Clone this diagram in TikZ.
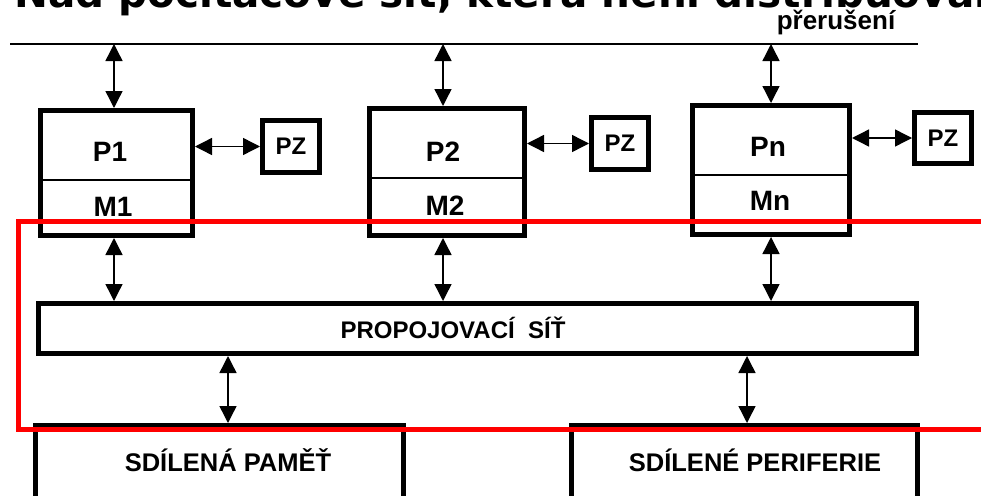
\documentclass[tikz,border=0pt]{standalone}
\usepackage{fontspec}
\setmainfont{Liberation Sans}
\newfontfamily\nadpisfont{DejaVu Sans}
\usetikzlibrary{arrows.meta}

\begin{document}
\begin{tikzpicture}[x=1pt,y=-1pt]
  % Definice stylů
  \tikzset{
    ram/.style={draw, line width=5pt, inner sep=0pt},
    obousmer/.style={{Triangle[length=17pt,width=17pt]}-{Triangle[length=17pt,width=17pt]}, line width=1.4pt},
    napis/.style={font=\bfseries\fontsize{28}{30}\selectfont, inner sep=0pt},
    maly/.style={font=\bfseries\fontsize{24}{26}\selectfont, inner sep=0pt},
    dolni/.style={font=\bfseries\fontsize{25.5}{27}\selectfont, inner sep=0pt},
    nadpis/.style={font=\nadpisfont\bfseries\fontsize{40.5}{44}\selectfont, inner sep=0pt}
  }
  \useasboundingbox (0,0) rectangle (981,495);
  \clip (0,0) rectangle (981,495);

  % Nadpis (oříznutý) a sběrnice přerušení
  \node[nadpis, anchor=base west] (titul) at (14,8) {Nad počítačové síť, která není distribuovaná};
  \node[maly, font=\bfseries\fontsize{26}{28}\selectfont, anchor=base] (preruseni) at (836,30) {přerušení};
  \coordinate (l1) at (10,44);
  \coordinate (l2) at (918,44);
  \draw[line width=2pt] (l1) -- (l2);

  % Procesory s lokální pamětí
  \node[ram, minimum width=152pt, minimum height=125pt] (u1) at (116.5,173) {};
  \node[ram, minimum width=155pt, minimum height=127pt] (u2) at (447,172) {};
  \node[ram, minimum width=157pt, minimum height=129pt] (u3) at (771,170) {};
  \coordinate (d1) at (0,180);
  \coordinate (d2) at (0,178);
  \coordinate (d3) at (0,175);
  \draw[line width=2pt] (u1.west |- d1) -- (u1.east |- d1);
  \draw[line width=2pt] (u2.west |- d2) -- (u2.east |- d2);
  \draw[line width=2pt] (u3.west |- d3) -- (u3.east |- d3);
  \node[napis] (p1) at (110,152) {P1};
  \node[napis] (m1) at (113,207) {M1};
  \node[napis] (p2) at (443,152) {P2};
  \node[napis] (m2) at (445,206) {M2};
  \node[napis] (pn) at (768,147) {Pn};
  \node[napis] (mn) at (770,201) {Mn};

  % Paměti PZ
  \node[ram, minimum width=57pt, minimum height=52pt, maly] (pz1) at (291,146.5) {PZ};
  \node[ram, minimum width=57pt, minimum height=52pt, maly] (pz2) at (620,143.5) {PZ};
  \node[ram, minimum width=57pt, minimum height=51pt, maly] (pz3) at (943,138) {PZ};
  \draw[obousmer] (u1.east |- pz1.west) -- (pz1.west);
  \draw[obousmer] (u2.east |- pz2.west) -- (pz2.west);
  \draw[obousmer] (u3.east |- pz3.west) -- (pz3.west);

  % Propojovací síť a sdílené prostředky
  \node[ram, minimum width=878pt, minimum height=50pt] (net) at (477.5,328.5) {};
  \node[maly] (nettext) at (453,328) {PROPOJOVACÍ\ \ SÍŤ};
  \node[ram, minimum width=368pt, minimum height=94.5pt] (sm) at (219.5,472.75) {};
  \node[ram, minimum width=346pt, minimum height=94.5pt] (sp) at (744.5,472.75) {};
  \node[dolni] (smtext) at (228,460) {SDÍLENÁ PAMĚŤ};
  \node[dolni] (sptext) at (755,460) {SDÍLENÉ PERIFERIE};

  % Spoje
  \coordinate (s1) at (114,44);
  \coordinate (s2) at (443,44);
  \coordinate (s3) at (771,44);
  \draw[obousmer] (s1) -- (s1 |- u1.north);
  \draw[obousmer] (s2) -- (s2 |- u2.north);
  \draw[obousmer] (s3) -- (s3 |- u3.north);
  \draw[obousmer] (s1 |- u1.south) -- (s1 |- net.north);
  \draw[obousmer] (s2 |- u2.south) -- (s2 |- net.north);
  \draw[obousmer] (s3 |- u3.south) -- (s3 |- net.north);
  \coordinate (b1) at (228,0);
  \coordinate (b2) at (747,0);
  \draw[obousmer] (b1 |- net.south) -- (b1 |- sm.north);
  \draw[obousmer] (b2 |- net.south) -- (b2 |- sp.north);

  % Červené zvýraznění
  \draw[red, line width=5pt] (990,221) -- (18,221) -- (18,429.5) -- (990,429.5);
\end{tikzpicture}
\end{document}
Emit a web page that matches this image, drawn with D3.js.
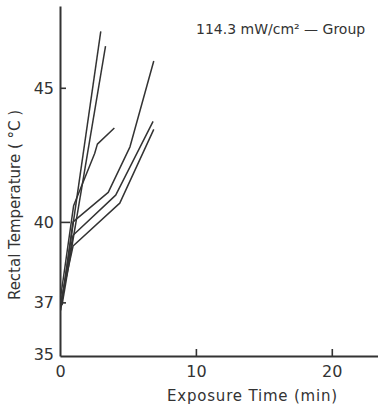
<!DOCTYPE html>
<html>
<head>
<meta charset="utf-8">
<script src="https://cdn.jsdelivr.net/npm/d3@7"></script>
<style>
  body { margin: 0; background: #fff; }
  text { font-family: "DejaVu Sans", sans-serif; fill: #333; }
</style>
</head>
<body>
<div id="chart"></div>
<script>
// exposure time (min) and rectal temperature (°C) per animal
const timesA = [0.05, 3.0];
const tempsA = [36.7, 47.1];
const timesB = [0.15, 3.35];
const tempsB = [36.9, 46.55];
const timesC = [0.1, 0.96, 3.55, 5.15, 6.9];
const tempsC = [36.9, 40.0, 41.1, 42.8, 46.0];
const timesD = [0.05, 1.0, 2.55, 2.75, 4.0];
const tempsD = [37.2, 40.6, 42.55, 42.9, 43.5];
const timesE = [0.1, 0.96, 4.1, 6.85];
const tempsE = [37.0, 39.5, 41.0, 43.75];
const timesF = [0.1, 0.96, 4.4, 6.9];
const tempsF = [37.1, 39.1, 40.7, 43.45];

const xTicks = [0, 10, 20];
const yTicks = [35, 37, 40, 45];

const series = [
  [timesA, tempsA], [timesB, tempsB], [timesC, tempsC],
  [timesD, tempsD], [timesE, tempsE], [timesF, tempsF]
].map(([t, v]) => t.map((d, i) => ({ time: d, temp: v[i] })));

const width = 378;
const height = 408;

const svg = d3.select('#chart')
  .append('svg')
  .attr('width', width)
  .attr('height', height);

const xScale = d3.scaleLinear()
  .domain([0, 23.4])
  .range([60, 378]);

const yScale = d3.scaleLinear()
  .domain([35, 48.05])
  .range([356, 6]);

// axes
const xAxis = svg.append('g')
  .attr('transform', `translate(0, ${yScale(35)})`)
  .call(d3.axisBottom(xScale).tickValues(xTicks).tickSize(-7).tickSizeOuter(0).tickPadding(10));

const yAxis = svg.append('g')
  .attr('transform', `translate(${xScale(0)}, 0)`)
  .call(d3.axisLeft(yScale).tickValues(yTicks).tickSize(-6).tickSizeOuter(0).tickPadding(6));

[xAxis, yAxis].forEach(ax => {
  ax.select('.domain').attr('stroke', '#333').attr('stroke-width', 2);
  ax.selectAll('.tick line').attr('stroke', '#333').attr('stroke-width', 1.6);
  ax.selectAll('.tick text')
    .style('font-family', '"DejaVu Sans", sans-serif')
    .style('font-size', '16px')
    .attr('fill', '#333');
});

// no tick line at the origin values
xAxis.selectAll('.tick').filter(d => d === 0).select('line').remove();
yAxis.selectAll('.tick').filter(d => d === 35).select('line').remove();
yAxis.selectAll('.tick text').attr('dy', d => d === 35 ? '0.2em' : '0.35em');
yAxis.selectAll('.tick').filter(d => d === 40).select('line').attr('x2', 10);

const line = d3.line()
  .x(d => xScale(d.time))
  .y(d => yScale(d.temp));

svg.selectAll('.line')
  .data(series)
  .enter()
  .append('path')
  .attr('class', 'line')
  .attr('d', d => line(d))
  .attr('fill', 'none')
  .attr('stroke', '#333')
  .attr('stroke-width', 1.5)
  .attr('stroke-linejoin', 'round');

// labels
svg.append('text')
  .attr('x', 196)
  .attr('y', 34)
  .style('font-size', '14px')
  .text('114.3 mW/cm² — Group');

svg.append('text')
  .attr('x', 167)
  .attr('y', 401)
  .style('font-size', '15px')
  .style('letter-spacing', '0.8px')
  .text('Exposure Time (min)');

svg.append('text')
  .attr('transform', 'translate(20, 205) rotate(-90)')
  .attr('text-anchor', 'middle')
  .style('font-size', '15px')
  .text('Rectal Temperature ( °C )');
</script>
</body>
</html>
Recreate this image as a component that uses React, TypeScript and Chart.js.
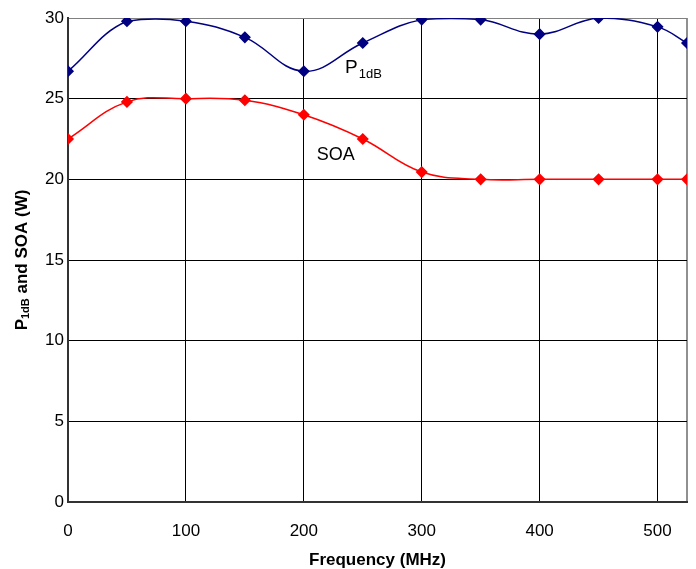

################

## TASK GOAL
Your task is to retype exactly the lines from the one containing "Emit a web page" through the one containing "const yTicks = [35, 37, 40, 45];", leaving every picture out.

## RESULT OF THE TASK
Emit a web page that matches this image, drawn with D3.js.
<!DOCTYPE html>
<html>
<head>
<meta charset="utf-8">
<script src="https://cdn.jsdelivr.net/npm/d3@7"></script>
<style>
  body { margin: 0; background: #fff; }
  text { font-family: "DejaVu Sans", sans-serif; fill: #333; }
</style>
</head>
<body>
<div id="chart"></div>
<script>
// exposure time (min) and rectal temperature (°C) per animal
const timesA = [0.05, 3.0];
const tempsA = [36.7, 47.1];
const timesB = [0.15, 3.35];
const tempsB = [36.9, 46.55];
const timesC = [0.1, 0.96, 3.55, 5.15, 6.9];
const tempsC = [36.9, 40.0, 41.1, 42.8, 46.0];
const timesD = [0.05, 1.0, 2.55, 2.75, 4.0];
const tempsD = [37.2, 40.6, 42.55, 42.9, 43.5];
const timesE = [0.1, 0.96, 4.1, 6.85];
const tempsE = [37.0, 39.5, 41.0, 43.75];
const timesF = [0.1, 0.96, 4.4, 6.9];
const tempsF = [37.1, 39.1, 40.7, 43.45];

const xTicks = [0, 10, 20];
const yTicks = [35, 37, 40, 45];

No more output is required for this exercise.